Denormalising and rolling up data for performance reasons
As I finally got jProfiler working on a live load of BlogBuilder the other day, I've been finding bottlenecks where you'd not really expect them.
It's one thing to profile a bit of code or a few requests and see where problems might be, but profiling real load for 10 minutes or so gives a much better big picture. Without the efficiency of jProfiler 4 and Java 5, doing this on a live system would not be practical…but thankfully it worked. I didn't leave it running long because inevitably it increased the load on the system considerably, but it was bearable.
If you've got a bad bit of code, but it hardly ever gets called, you can let it slide. If you've got bad code that gets hit a lot…you've got a problem.
Most of the code that we've now optimised wasn't a problem as such before, but with the hibernate bug I mentioned in my last post, we're trying to reduce querying more aggresively than we were before.
The database person in me says that I want a nicely normalised database, but sometimes it's just not efficient. We have now rolled up comment, trackback and image counts as these were disproportionately expensive counts.
What makes doing these roll-ups a pain in a lot of places is the permissions system as we generally serve a completely personalised page to everyone. We do however have a "publcly viewable" flag for many objects which makes things a bit easier for non-logged in views.
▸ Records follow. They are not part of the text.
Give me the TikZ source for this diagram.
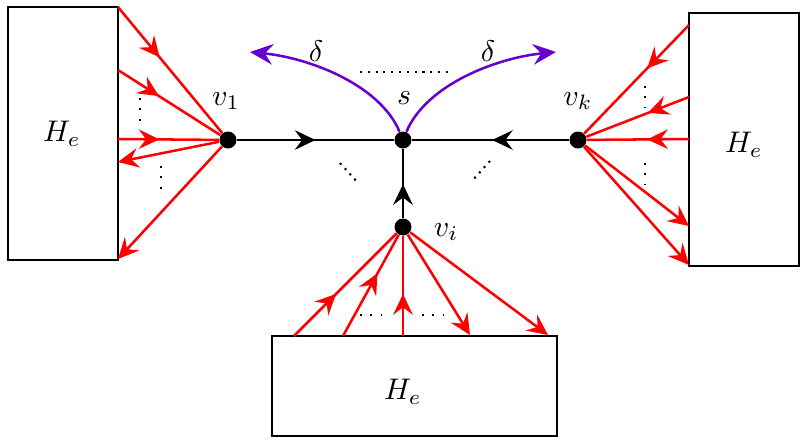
\documentclass[tikz,border=0pt]{standalone}
\usetikzlibrary{arrows.meta,decorations.markings}
\definecolor{deltaViolet}{RGB}{102,0,204}

\begin{document}
\begin{tikzpicture}
    [x=0.4355pt, y=-0.4355pt,
    % Copies of H_e
    hbox/.style={rectangle, draw=black, line width=1pt, inner sep=0pt},
    % Text of the labels
    mathLabel/.style={scale=1.3},
    % Vertices of the star
    vertex/.style={circle, fill=black, inner sep=0pt, minimum size=7.4pt},
    % Star edges towards s
    treeEdge/.style={draw=black, line width=1pt},
    % Edges between a vertex and its copy of H_e
    redEdge/.style={draw=red, line width=1.1pt},
    redOut/.style={redEdge, -{Stealth[length=9pt,width=8.5pt,inset=3.2pt]}},
    % Arrow tip somewhere along an edge
    midArrow/.style={decoration={markings, mark=at position #1 with {\arrow{Stealth[length=9pt,width=8.5pt,inset=3.2pt]}}}, postaction={decorate}},
    % Edges of length delta
    deltaEdge/.style={draw=deltaViolet, line width=1.1pt, -{Stealth[length=10pt,width=9pt,inset=3.5pt]}},
    dotLine/.style={line width=0.9pt, dash pattern=on 0.9pt off #1},
    dotLine/.default=2.4pt]
    \useasboundingbox (0,0) rectangle (807,443);

    % Boxes
    \node [hbox, minimum width=47.9pt, minimum height=110.2pt] (leftBox) at (63,133.5) {};
    \node [hbox, minimum width=47.9pt, minimum height=110.2pt] (rightBox) at (744,139.5) {};
    \node [hbox, minimum width=124.1pt, minimum height=43.6pt] (bottomBox) at (414.5,386) {};
    \node [mathLabel] (heLeft) at (62,134) {$H_e$};
    \node [mathLabel] (heRight) at (744,145) {$H_e$};
    \node [mathLabel] (heBottom) at (403,392) {$H_e$};

    % Vertices
    \node [vertex] (v1) at (228,140) {};
    \node [vertex] (s) at (403,140) {};
    \node [vertex] (vk) at (578,140) {};
    \node [vertex] (vi) at (403,227) {};
    \node [mathLabel] (v1Label) at (226,101) {$v_1$};
    \node [mathLabel] (sLabel) at (404,98) {$s$};
    \node [mathLabel] (vkLabel) at (578,101) {$v_k$};
    \node [mathLabel] (viLabel) at (446,232) {$v_i$};

    % Star edges
    \draw [treeEdge, midArrow=0.5] (v1) -- (s);
    \draw [treeEdge, midArrow=0.49] (vk) -- (s);
    \draw [treeEdge, midArrow=0.49] (vi) -- (s);

    % Delta edges
    \coordinate (deltaL) at (250,52);
    \coordinate (deltaR) at (556,52);
    \draw [deltaEdge] (s) .. controls (380,85) and (310,58) .. (deltaL);
    \draw [deltaEdge] (s) .. controls (426,85) and (496,58) .. (deltaR);
    \node [mathLabel] (deltaLabelL) at (316,51) {$\delta$};
    \node [mathLabel] (deltaLabelR) at (488,51) {$\delta$};

    % Left copy
    \coordinate (l1) at (118,7);
    \coordinate (l2) at (118,70);
    \coordinate (l3) at (118,139);
    \coordinate (l4) at (118,162);
    \coordinate (l5) at (118,259);
    \draw [redEdge, midArrow=0.40] (l1) -- (v1);
    \draw [redEdge, midArrow=0.40] (l2) -- (v1);
    \draw [redEdge, midArrow=0.41] (l3) -- (v1);
    \draw [redOut] (v1) -- (l4);
    \draw [redOut] (v1) -- (l5);

    % Right copy
    \coordinate (r1) at (689,25);
    \coordinate (r2) at (689,97);
    \coordinate (r3) at (689,139);
    \coordinate (r4) at (689,226);
    \coordinate (r5) at (689,265);
    \draw [redEdge, midArrow=0.40] (r1) -- (vk);
    \draw [redEdge, midArrow=0.40] (r2) -- (vk);
    \draw [redEdge, midArrow=0.41] (r3) -- (vk);
    \draw [redOut] (vk) -- (r4);
    \draw [redOut] (vk) -- (r5);

    % Bottom copy
    \coordinate (b1) at (294,336);
    \coordinate (b2) at (343,336);
    \coordinate (b3) at (403,336);
    \coordinate (b4) at (470,335);
    \coordinate (b5) at (548,335);
    \draw [redEdge, midArrow=0.41] (b1) -- (vi);
    \draw [redEdge, midArrow=0.62] (b2) -- (vi);
    \draw [redEdge, midArrow=0.42] (b3) -- (vi);
    \draw [redOut] (vi) -- (b4);
    \draw [redOut] (vi) -- (b5);

    % Dots
    \draw [dotLine=2.5pt] (360,72) -- (448,72);
    \draw [dotLine=2.2pt] (340,163) -- (359,184);
    \draw [dotLine=2.2pt] (490,161) -- (471,182);
    \draw [dotLine=3.6pt] (140,98) -- (140,128);
    \draw [dotLine=3.6pt] (161,166) -- (161,194);
    \draw [dotLine=3.6pt] (645,86) -- (645,107);
    \draw [dotLine=3.6pt] (645,163) -- (645,184);
    \draw [dotLine=3.6pt] (360,315) -- (381,315);
    \draw [dotLine=3.6pt] (422,315) -- (443,315);
\end{tikzpicture}
\end{document}
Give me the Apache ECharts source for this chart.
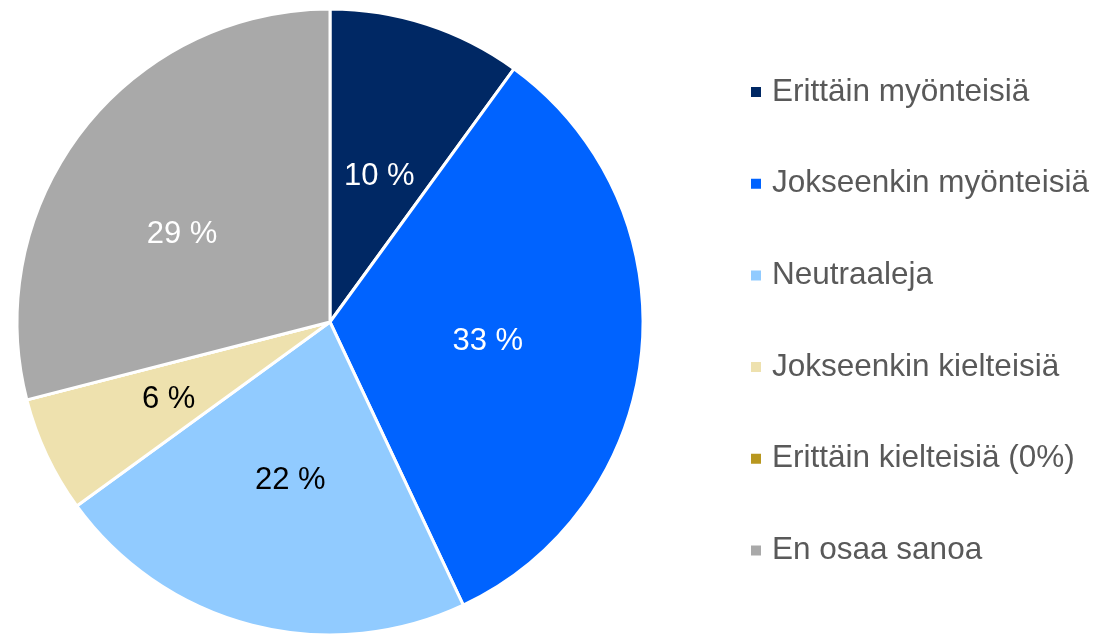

The other thing that was surprisingly expensive is our textile renditions. We use textile in a lot of places to turn textile markup into html. These conversions range from one line titles to entries with thousands of words. We have always cached the converted textile->html for entries as these are large chunks of text. However, we have not until today (thanks to some coding done by Mat today) cached the converted text of comments. Even now with those cached, it is tempting to do a textile-lite that doesn't do the full parse of every little string (there are just too many bloody regexs), but just things like bold and italics.